DATE: FRIDAY, May 12, 1995                   TAG: 9505120030
SECTION: VIRGINIA                    PAGE: B-3   EDITION: METRO 
SOURCE: Associated Press
DATELINE: RICHMOND                                LENGTH: Medium


VA. SCORNS LATEST ARGUMENT FROM DEATH ROW LONG-TIMER

An inmate's claim that 15 years on death row is cruel and unusual punishment is comparable to a man charged with murdering his parents pleading ``for mercy because he is now an orphan,'' the state says.

According to Willie Lloyd Turner, facing execution May 25, ``the very delay that his unending litigation has caused now renders his death sentence unenforceable,'' wrote Robert H. Anderson III, an assistant attorney general.

In papers filed with the Virginia Supreme Court on Wednesday, Anderson urged that Turner's petition for yet another stay of execution be dismissed because it could have been made years ago.

Though it is undisputed that Turner killed a Franklin jewelry store owner July 12, 1978, his ``battery of lawyers has challenged his capital murder conviction and death sentence at every turn,'' Anderson said.

Richard Grizzard, Southampton County commonwealth's attorney and the man who prosecuted Turner, agreed that Turner and his lawyers are to blame for the delay.

``I think the argument's ridiculous,'' Grizzard said. ``He's claiming it's cruel and unusual punishment because it's been such a long period of time - he's the one that's been dragging things through the courts for 15 years.''

However, lawyers who defend condemned inmates argue that challenges and special safeguards are allowed by law to prevent the state from committing an injustice in the death chamber.

Indeed, one of Turner's appeals - seven years after he was sentenced to death - resulted in a U.S. Supreme Court ruling that his death sentence was invalid because jurors were not allowed to be questioned about racial bias.

In the meantime, Virginia changed its law, enabling a second jury to sentence Turner to death.

Therefore, Turner's lawyers argue, it is largely the state's fault that Turner has remained on death row for so long, allegedly suffering cruel and unusual punishment. At one point, he came within four hours of electrocution.

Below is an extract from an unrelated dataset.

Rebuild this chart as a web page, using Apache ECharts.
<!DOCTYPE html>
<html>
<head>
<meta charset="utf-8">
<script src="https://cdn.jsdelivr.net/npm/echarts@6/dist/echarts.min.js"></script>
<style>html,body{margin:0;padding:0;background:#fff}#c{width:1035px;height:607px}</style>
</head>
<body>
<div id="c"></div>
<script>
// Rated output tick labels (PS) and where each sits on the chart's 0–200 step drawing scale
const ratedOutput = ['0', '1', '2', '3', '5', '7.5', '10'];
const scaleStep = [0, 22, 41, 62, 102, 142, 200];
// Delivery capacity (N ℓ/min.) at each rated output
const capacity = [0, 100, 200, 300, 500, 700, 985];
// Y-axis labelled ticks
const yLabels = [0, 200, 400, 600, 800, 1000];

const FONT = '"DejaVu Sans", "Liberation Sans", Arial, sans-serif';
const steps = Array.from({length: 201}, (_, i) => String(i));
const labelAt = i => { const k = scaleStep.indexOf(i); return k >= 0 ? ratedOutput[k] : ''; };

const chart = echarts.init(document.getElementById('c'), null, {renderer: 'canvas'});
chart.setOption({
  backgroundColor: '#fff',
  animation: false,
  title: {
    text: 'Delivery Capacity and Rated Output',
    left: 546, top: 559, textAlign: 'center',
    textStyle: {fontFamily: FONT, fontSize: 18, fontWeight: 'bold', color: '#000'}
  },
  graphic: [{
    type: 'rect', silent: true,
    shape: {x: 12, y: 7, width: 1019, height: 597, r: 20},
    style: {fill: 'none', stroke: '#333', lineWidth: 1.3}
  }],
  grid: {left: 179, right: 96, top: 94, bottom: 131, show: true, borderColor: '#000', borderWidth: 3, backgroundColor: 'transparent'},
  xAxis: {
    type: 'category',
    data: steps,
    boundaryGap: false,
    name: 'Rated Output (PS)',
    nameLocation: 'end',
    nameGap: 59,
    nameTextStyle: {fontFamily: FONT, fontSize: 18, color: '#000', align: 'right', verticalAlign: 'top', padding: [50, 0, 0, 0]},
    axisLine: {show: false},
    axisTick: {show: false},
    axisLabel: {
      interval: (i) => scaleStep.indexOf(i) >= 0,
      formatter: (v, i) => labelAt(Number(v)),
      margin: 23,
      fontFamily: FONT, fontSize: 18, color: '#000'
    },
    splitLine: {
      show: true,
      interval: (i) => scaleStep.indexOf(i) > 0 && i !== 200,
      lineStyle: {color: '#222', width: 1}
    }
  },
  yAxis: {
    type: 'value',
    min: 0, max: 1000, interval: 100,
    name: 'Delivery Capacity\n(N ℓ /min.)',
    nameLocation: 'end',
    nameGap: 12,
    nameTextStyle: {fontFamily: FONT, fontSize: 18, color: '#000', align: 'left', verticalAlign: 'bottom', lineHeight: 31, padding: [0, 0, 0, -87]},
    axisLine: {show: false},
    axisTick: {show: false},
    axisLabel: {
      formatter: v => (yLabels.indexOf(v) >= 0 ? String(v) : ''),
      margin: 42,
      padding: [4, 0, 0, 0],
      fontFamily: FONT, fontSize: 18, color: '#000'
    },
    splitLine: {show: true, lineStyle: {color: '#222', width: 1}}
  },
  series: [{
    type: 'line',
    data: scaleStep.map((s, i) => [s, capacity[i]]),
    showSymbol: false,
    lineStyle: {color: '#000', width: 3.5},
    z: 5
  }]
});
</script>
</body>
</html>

``If they gave me a fair trial to begin with, it would have all been over with by 1985. And if they hadn't have changed the rules, it would have all been over with'' earlier as well, Turner said last week.

``There's two ways right there that it took so long. It's not our fault,'' he said.

As a result of the long wait for execution under allegedly ``hellish'' conditions, the state has forfeited its right to execute Turner, his lawyers argue.

Billy Smith, son of the slain jeweler, W. Jack Smith Jr., complained last week that Turner ``and his lawyers are the ones that have pushed this back time and time and time again.''

``I think it's a lot of bull,'' Smith said.